What Atlanta needs as much as state support is leadership. Currently the city is devoid of any leadership of any kind from anybody. No one in the business community had any influence with Bill Campbell, primarily because they were afraid of him and the race card that he would play anytime it suited his purposes, which was often. But, of course, the local moguls would never admit their fear. One CEO dressed me down in front of a group of colleagues for even suggesting such a thing. Ironically, his company is now very much in disfavor with the city. So much for influence.

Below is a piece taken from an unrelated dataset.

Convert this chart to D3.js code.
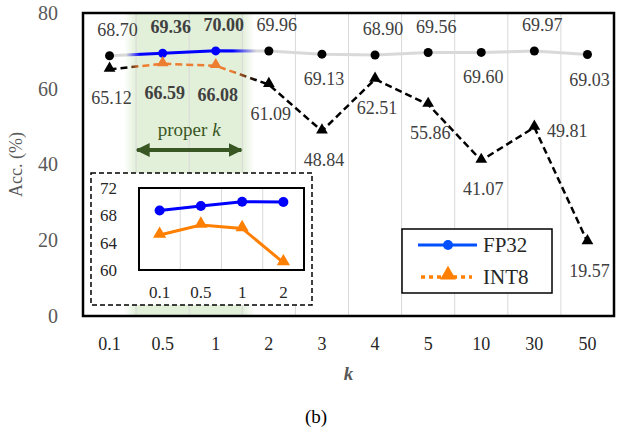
<!DOCTYPE html>
<html>
<head>
<meta charset="utf-8">
<script src="https://cdn.jsdelivr.net/npm/d3@7"></script>
<style>
  body { margin: 0; background: #fff; }
  svg text { font-family: "Liberation Serif", "Times New Roman", Times, "DejaVu Serif", serif !important; }
</style>
</head>
<body>
<div id="main"></div>
<script>
// data
const kValues = ["0.1", "0.5", "1", "2", "3", "4", "5", "10", "30", "50"];
const fp32 = [68.70, 69.36, 70.00, 69.96, 69.13, 68.90, 69.56, 69.60, 69.97, 69.03];
const int8 = [65.12, 66.59, 66.08, 61.09, 48.84, 62.51, 55.86, 41.07, 49.81, 19.57];
const properK = ["0.5", "1"];
const yTicks = [0, 20, 40, 60, 80];

// inset (zoom of first four k)
const insetK = ["0.1", "0.5", "1", "2"];
const insetFp32 = [68.70, 69.36, 70.00, 69.96];
const insetInt8 = [65.12, 66.59, 66.08, 61.09];
const insetTicks = [60, 64, 68, 72];

// label placement
const fpSide = ["above", "above", "above", "above", "below", "above", "above", "below", "above", "below"];
const intSide = ["below", "below", "below", "below", "below", "below", "below", "below", "right", "below"];

const w = 632, h = 432;
const margin = { top: 13, right: 18, bottom: 116, left: 83 };
const serif = "Liberation Serif";

const svg = d3.select("#main").append("svg")
  .attr("width", w)
  .attr("height", h)
  .attr("font-family", serif);

svg.append("rect").attr("width", w).attr("height", h).attr("fill", "#fff");

const xScale = d3.scaleBand()
  .domain(kValues)
  .range([margin.left, w - margin.right])
  .padding(0);

const yScale = d3.scaleLinear()
  .domain([0, 80])
  .range([h - margin.bottom, margin.top]);

const bw = xScale.bandwidth();
const cx = d => xScale(d) + bw / 2;

const defs = svg.append("defs");

// green "proper k" band
const hlStart = xScale(properK[0]);
const hlEnd = xScale(properK[properK.length - 1]) + bw;
const fade = 12;
const green = defs.append("linearGradient").attr("id", "greenBand");
[[0, 0], [fade / (hlEnd - hlStart + 2 * fade), 1], [1 - fade / (hlEnd - hlStart + 2 * fade), 1], [1, 0]]
  .forEach(s => green.append("stop").attr("offset", s[0]).attr("stop-color", "#e2efd9").attr("stop-opacity", s[1]));

svg.append("rect")
  .attr("x", hlStart - fade)
  .attr("y", yScale(80))
  .attr("width", hlEnd - hlStart + 2 * fade)
  .attr("height", yScale(0) - yScale(80))
  .attr("fill", "url(#greenBand)");

// vertical grid lines between categories
svg.append("g")
  .selectAll("line")
  .data(kValues.slice(1))
  .enter()
  .append("line")
  .attr("x1", d => xScale(d)).attr("x2", d => xScale(d))
  .attr("y1", yScale(80)).attr("y2", yScale(0))
  .attr("stroke", "#d9d9d9")
  .attr("stroke-width", 1);

// colour gradients along the lines
function lineGrad(id, base, hi) {
  const g = defs.append("linearGradient")
    .attr("id", id)
    .attr("gradientUnits", "userSpaceOnUse")
    .attr("x1", 0).attr("x2", w).attr("y1", 0).attr("y2", 0);
  [[hlStart - 10, base], [hlStart + 4, hi], [hlEnd - 10, hi], [hlEnd + 14, base]]
    .forEach(s => g.append("stop").attr("offset", s[0] / w).attr("stop-color", s[1]));
}
lineGrad("fpGrad", "#d9d9d9", "#0000ff");
lineGrad("intGrad", "#000000", "#ed7d31");

const line = d3.line().x((d, i) => cx(kValues[i])).y(d => yScale(d));

svg.append("path")
  .datum(fp32)
  .attr("d", line)
  .attr("fill", "none")
  .attr("stroke", "url(#fpGrad)")
  .attr("stroke-width", 3);

svg.append("path")
  .datum(int8)
  .attr("d", line)
  .attr("fill", "none")
  .attr("stroke", "url(#intGrad)")
  .attr("stroke-width", 2.5)
  .attr("stroke-dasharray", "7,4");

const isHi = i => properK.includes(kValues[i]);

svg.append("g")
  .selectAll("circle")
  .data(fp32)
  .enter()
  .append("circle")
  .attr("cx", (d, i) => cx(kValues[i]))
  .attr("cy", d => yScale(d))
  .attr("r", 4.5)
  .attr("fill", (d, i) => isHi(i) ? "#0000ff" : "#000");

const tri = d3.symbol().type(d3.symbolTriangle).size(60);
svg.append("g")
  .selectAll("path")
  .data(int8)
  .enter()
  .append("path")
  .attr("d", tri)
  .attr("transform", (d, i) => "translate(" + cx(kValues[i]) + "," + (yScale(d) - 1) + ")")
  .attr("fill", (d, i) => isHi(i) ? "#ed7d31" : "#000");

// data labels
function labelPos(side, x, y, above, below) {
  if (side === "above") return [x + 8, y - above];
  if (side === "right") return [x + 33, y + 10];
  return [x + 2, y + below];
}

svg.append("g")
  .selectAll("text")
  .data(fp32)
  .enter()
  .append("text")
  .attr("x", (d, i) => labelPos(fpSide[i], cx(kValues[i]), yScale(d), 20, 31)[0])
  .attr("y", (d, i) => labelPos(fpSide[i], cx(kValues[i]), yScale(d), 20, 31)[1])
  .attr("text-anchor", "middle")
  .attr("font-size", 18)
  .attr("font-weight", (d, i) => isHi(i) ? "bold" : "normal")
  .attr("fill", "#404040")
  .text(d => d.toFixed(2));

svg.append("g")
  .selectAll("text")
  .data(int8)
  .enter()
  .append("text")
  .attr("x", (d, i) => labelPos(intSide[i], cx(kValues[i]), yScale(d), 20, 35)[0])
  .attr("y", (d, i) => labelPos(intSide[i], cx(kValues[i]), yScale(d), 20, 35)[1])
  .attr("text-anchor", "middle")
  .attr("font-size", 18)
  .attr("font-weight", (d, i) => isHi(i) ? "bold" : "normal")
  .attr("fill", "#404040")
  .text(d => d.toFixed(2));

// proper k annotation
const midHl = (hlStart + hlEnd) / 2;
svg.append("text")
  .attr("x", midHl)
  .attr("y", 136)
  .attr("text-anchor", "middle")
  .attr("font-size", 19)
  .attr("fill", "#385723")
  .html('proper <tspan font-style="italic">k</tspan>');

defs.append("marker")
  .attr("id", "arrowHead")
  .attr("viewBox", "0 0 10 10")
  .attr("refX", 9).attr("refY", 5)
  .attr("markerWidth", 3.5).attr("markerHeight", 3.5)
  .attr("markerUnits", "strokeWidth")
  .attr("orient", "auto-start-reverse")
  .append("path")
  .attr("d", "M0,0 L10,5 L0,10 Z")
  .attr("fill", "#385723");

svg.append("line")
  .attr("x1", hlStart + 1).attr("x2", hlEnd - 1)
  .attr("y1", 150).attr("y2", 150)
  .attr("stroke", "#385723")
  .attr("stroke-width", 4)
  .attr("marker-start", "url(#arrowHead)")
  .attr("marker-end", "url(#arrowHead)");

// axes
const yAxis = d3.axisLeft(yScale).tickValues(yTicks).tickSize(0).tickPadding(25);
svg.append("g")
  .attr("transform", "translate(" + margin.left + ",0)")
  .call(yAxis)
  .attr("font-family", serif)
  .call(g => g.select(".domain").remove())
  .selectAll("text")
  .attr("font-size", 20)
  .attr("fill", "#595959");

const xAxis = d3.axisBottom(xScale).tickSize(0).tickPadding(21);
svg.append("g")
  .attr("transform", "translate(0," + yScale(0) + ")")
  .call(xAxis)
  .attr("font-family", serif)
  .call(g => g.select(".domain").remove())
  .selectAll("text")
  .attr("font-size", 18)
  .attr("fill", "#262626");

svg.append("text")
  .attr("transform", "translate(22," + ((yScale(0) + yScale(80)) / 2) + ") rotate(-90)")
  .attr("text-anchor", "middle")
  .attr("font-size", 18)
  .attr("fill", "#595959")
  .text("Acc. (%)");

svg.append("text")
  .attr("x", (margin.left + w - margin.right) / 2)
  .attr("y", 380)
  .attr("text-anchor", "middle")
  .attr("font-size", 19)
  .attr("font-weight", "bold")
  .attr("font-style", "italic")
  .attr("fill", "#595959")
  .text("k");

svg.append("text")
  .attr("x", 316)
  .attr("y", 423)
  .attr("text-anchor", "middle")
  .attr("font-size", 19)
  .attr("fill", "#000")
  .text("(b)");

// plot frame
svg.append("rect")
  .attr("x", margin.left).attr("y", margin.top)
  .attr("width", w - margin.left - margin.right)
  .attr("height", h - margin.top - margin.bottom)
  .attr("fill", "none")
  .attr("stroke", "#000")
  .attr("stroke-width", 2.5);

// inset
const inset = svg.append("g");
inset.append("rect")
  .attr("x", 91).attr("y", 173).attr("width", 221).attr("height", 132)
  .attr("fill", "#fff")
  .attr("stroke", "#000")
  .attr("stroke-width", 1.5)
  .attr("stroke-dasharray", "5,3");

const ix = d3.scaleBand().domain(insetK).range([139, 304]);
const iy = d3.scaleLinear().domain([60, 72]).range([270, 188]);
const icx = d => ix(d) + ix.bandwidth() / 2;

inset.append("g")
  .selectAll("line")
  .data(insetK.slice(1))
  .enter()
  .append("line")
  .attr("x1", d => ix(d)).attr("x2", d => ix(d))
  .attr("y1", 188).attr("y2", 270)
  .attr("stroke", "#d9d9d9");

const iline = d3.line().x((d, i) => icx(insetK[i])).y(d => iy(d));
inset.append("path").datum(insetFp32).attr("d", iline)
  .attr("fill", "none").attr("stroke", "#0000ff").attr("stroke-width", 3);
inset.append("path").datum(insetInt8).attr("d", iline)
  .attr("fill", "none").attr("stroke", "#ff7f00").attr("stroke-width", 3);

inset.append("g").selectAll("circle").data(insetFp32).enter().append("circle")
  .attr("cx", (d, i) => icx(insetK[i])).attr("cy", d => iy(d)).attr("r", 5)
  .attr("fill", "#0000ff");
inset.append("g").selectAll("path").data(insetInt8).enter().append("path")
  .attr("d", d3.symbol().type(d3.symbolTriangle).size(75))
  .attr("transform", (d, i) => "translate(" + icx(insetK[i]) + "," + (iy(d) - 1) + ")")
  .attr("fill", "#ff7f00");

inset.append("g")
  .attr("transform", "translate(139,0)")
  .call(d3.axisLeft(iy).tickValues(insetTicks).tickSize(0).tickPadding(22))
  .attr("font-family", serif)
  .call(g => g.select(".domain").remove())
  .selectAll("text")
  .attr("font-size", 17)
  .attr("fill", "#262626");

inset.append("g")
  .attr("transform", "translate(0,270)")
  .call(d3.axisBottom(ix).tickSize(0).tickPadding(16))
  .attr("font-family", serif)
  .call(g => g.select(".domain").remove())
  .selectAll("text")
  .attr("font-size", 17)
  .attr("fill", "#262626");

inset.append("rect")
  .attr("x", 139).attr("y", 188).attr("width", 165).attr("height", 82)
  .attr("fill", "none").attr("stroke", "#000").attr("stroke-width", 2);

// legend
const legend = svg.append("g");
legend.append("rect")
  .attr("x", 402).attr("y", 229).attr("width", 150).attr("height", 64)
  .attr("fill", "#fff").attr("stroke", "#000").attr("stroke-width", 1.5);

legend.append("line")
  .attr("x1", 418).attr("x2", 477).attr("y1", 245).attr("y2", 245)
  .attr("stroke", "#0050ff").attr("stroke-width", 3);
legend.append("circle").attr("cx", 448).attr("cy", 245).attr("r", 5).attr("fill", "#0050ff");
legend.append("text").attr("x", 483).attr("y", 252).attr("font-size", 21).attr("fill", "#262626").text("FP32");

legend.append("line")
  .attr("x1", 421).attr("x2", 472).attr("y1", 277).attr("y2", 277)
  .attr("stroke", "#ff8000").attr("stroke-width", 3.5).attr("stroke-dasharray", "4,4");
legend.append("path")
  .attr("d", d3.symbol().type(d3.symbolTriangle).size(110))
  .attr("transform", "translate(448,275)")
  .attr("fill", "#ff8000");
legend.append("text").attr("x", 483).attr("y", 284).attr("font-size", 21).attr("fill", "#262626").text("INT8");
</script>
</body>
</html>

Perhaps most culpable for the city’s lack of leadership are the local news media. Now that Bill Campbell is out of office, they have finally decided that maybe he didn’t do such a good job as mayor. Duh! During the planning period for the 1996 Games, I urged the newspapers to use their influence to see that the city was ready for the billions of people around the world who would be watching us during the Games. Instead, they preferred to second-guess the Committee and spent countless column inches on such flaming issues as our woebegone mascot, Izzy. As a result, Atlanta looked like a cheap flea market during the Olympics. The Games were good. The city was not. The media are largely to blame.
Mayor Shirley Franklin can provide the leadership that has been missing in Atlanta. It won’t be easy. She must address some serious questions beyond the city’s financial and operational problems. First and foremost, what role will former mayor and current bond lawyer Maynard Jackson play behind the scenes of a Franklin administration? The new mayor makes no apologies for her friendship with Jackson, whom she credits as her mentor. Whether he will exert his considerable influence in the city’s business remains to be seen.
How will she handle the enormous racial divide that grips the city? The politically potent Concerned Black Clergy has little to gain in seeing the city become whiter and more prosperous. Such a move would seriously diminish their power, and they aren’t about to let that happen.
Can Franklin improve the quality of life in the city? If so, she is going to have to face down the do-gooders who are more concerned with protecting the rights of the homeless and the panhandlers than in assuring people they can go downtown without being harassed or threatened.
Clearly, Atlanta Mayor Shirley Clarke Franklin has her work cut out for her. I wish her all the best and I suggest you keep an eye on her progress no matter where you live in the state because your tax dollars might be needed to help her succeed.